■ **YOUR TASK**: Exactly the lines from the one with "What matplotlib code" to the one with "fill=False, edgecolor='black', linewidth=1.2))", both included, are to be printed again; leave out the rest.

■ **PROVIDED MATERIAL**:

[start]

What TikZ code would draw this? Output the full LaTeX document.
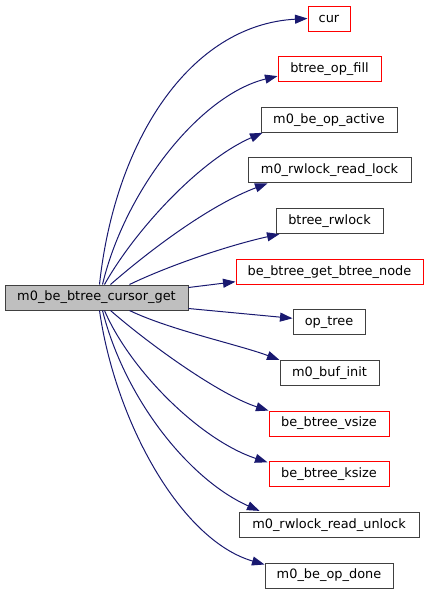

[end]
[start]

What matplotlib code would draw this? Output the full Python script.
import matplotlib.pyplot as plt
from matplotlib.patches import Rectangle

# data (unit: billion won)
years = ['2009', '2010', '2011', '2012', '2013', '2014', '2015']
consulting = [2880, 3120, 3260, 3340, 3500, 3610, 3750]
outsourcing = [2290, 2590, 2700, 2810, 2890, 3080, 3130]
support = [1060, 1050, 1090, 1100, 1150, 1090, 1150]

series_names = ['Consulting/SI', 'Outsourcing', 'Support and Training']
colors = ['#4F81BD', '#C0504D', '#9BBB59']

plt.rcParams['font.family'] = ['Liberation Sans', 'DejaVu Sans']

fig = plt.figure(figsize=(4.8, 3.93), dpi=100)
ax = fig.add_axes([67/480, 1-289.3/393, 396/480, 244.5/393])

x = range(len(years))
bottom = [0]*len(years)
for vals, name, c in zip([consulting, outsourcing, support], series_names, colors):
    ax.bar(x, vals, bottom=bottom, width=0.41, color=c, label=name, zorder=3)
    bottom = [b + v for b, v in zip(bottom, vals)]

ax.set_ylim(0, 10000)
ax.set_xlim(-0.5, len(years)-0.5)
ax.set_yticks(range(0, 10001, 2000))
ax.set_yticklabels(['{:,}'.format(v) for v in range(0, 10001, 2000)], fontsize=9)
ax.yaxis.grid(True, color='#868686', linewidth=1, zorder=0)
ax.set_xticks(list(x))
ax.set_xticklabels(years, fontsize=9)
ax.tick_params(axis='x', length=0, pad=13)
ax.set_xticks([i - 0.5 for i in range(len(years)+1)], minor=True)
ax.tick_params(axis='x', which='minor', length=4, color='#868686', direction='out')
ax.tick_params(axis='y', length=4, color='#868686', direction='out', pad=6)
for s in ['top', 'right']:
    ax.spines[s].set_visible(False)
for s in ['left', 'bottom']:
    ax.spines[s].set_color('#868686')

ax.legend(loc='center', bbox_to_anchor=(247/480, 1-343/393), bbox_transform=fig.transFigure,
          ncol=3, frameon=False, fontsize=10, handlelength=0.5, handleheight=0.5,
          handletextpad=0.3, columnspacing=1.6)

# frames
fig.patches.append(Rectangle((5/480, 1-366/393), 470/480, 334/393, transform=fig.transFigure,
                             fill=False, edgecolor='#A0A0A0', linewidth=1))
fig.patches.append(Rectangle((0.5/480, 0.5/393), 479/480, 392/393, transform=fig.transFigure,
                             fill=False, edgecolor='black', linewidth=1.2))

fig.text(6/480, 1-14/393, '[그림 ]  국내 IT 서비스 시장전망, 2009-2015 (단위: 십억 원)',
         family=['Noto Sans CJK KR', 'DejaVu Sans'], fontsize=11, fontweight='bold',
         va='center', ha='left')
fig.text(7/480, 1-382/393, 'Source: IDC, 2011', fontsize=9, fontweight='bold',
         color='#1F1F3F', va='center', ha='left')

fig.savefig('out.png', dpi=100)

[end]

■ **WRITTEN SOLUTION**:
What matplotlib code would draw this? Output the full Python script.
import matplotlib.pyplot as plt
from matplotlib.patches import Rectangle

# data (unit: billion won)
years = ['2009', '2010', '2011', '2012', '2013', '2014', '2015']
consulting = [2880, 3120, 3260, 3340, 3500, 3610, 3750]
outsourcing = [2290, 2590, 2700, 2810, 2890, 3080, 3130]
support = [1060, 1050, 1090, 1100, 1150, 1090, 1150]

series_names = ['Consulting/SI', 'Outsourcing', 'Support and Training']
colors = ['#4F81BD', '#C0504D', '#9BBB59']

plt.rcParams['font.family'] = ['Liberation Sans', 'DejaVu Sans']

fig = plt.figure(figsize=(4.8, 3.93), dpi=100)
ax = fig.add_axes([67/480, 1-289.3/393, 396/480, 244.5/393])

x = range(len(years))
bottom = [0]*len(years)
for vals, name, c in zip([consulting, outsourcing, support], series_names, colors):
    ax.bar(x, vals, bottom=bottom, width=0.41, color=c, label=name, zorder=3)
    bottom = [b + v for b, v in zip(bottom, vals)]

ax.set_ylim(0, 10000)
ax.set_xlim(-0.5, len(years)-0.5)
ax.set_yticks(range(0, 10001, 2000))
ax.set_yticklabels(['{:,}'.format(v) for v in range(0, 10001, 2000)], fontsize=9)
ax.yaxis.grid(True, color='#868686', linewidth=1, zorder=0)
ax.set_xticks(list(x))
ax.set_xticklabels(years, fontsize=9)
ax.tick_params(axis='x', length=0, pad=13)
ax.set_xticks([i - 0.5 for i in range(len(years)+1)], minor=True)
ax.tick_params(axis='x', which='minor', length=4, color='#868686', direction='out')
ax.tick_params(axis='y', length=4, color='#868686', direction='out', pad=6)
for s in ['top', 'right']:
    ax.spines[s].set_visible(False)
for s in ['left', 'bottom']:
    ax.spines[s].set_color('#868686')

ax.legend(loc='center', bbox_to_anchor=(247/480, 1-343/393), bbox_transform=fig.transFigure,
          ncol=3, frameon=False, fontsize=10, handlelength=0.5, handleheight=0.5,
          handletextpad=0.3, columnspacing=1.6)

# frames
fig.patches.append(Rectangle((5/480, 1-366/393), 470/480, 334/393, transform=fig.transFigure,
                             fill=False, edgecolor='#A0A0A0', linewidth=1))
fig.patches.append(Rectangle((0.5/480, 0.5/393), 479/480, 392/393, transform=fig.transFigure,
                             fill=False, edgecolor='black', linewidth=1.2))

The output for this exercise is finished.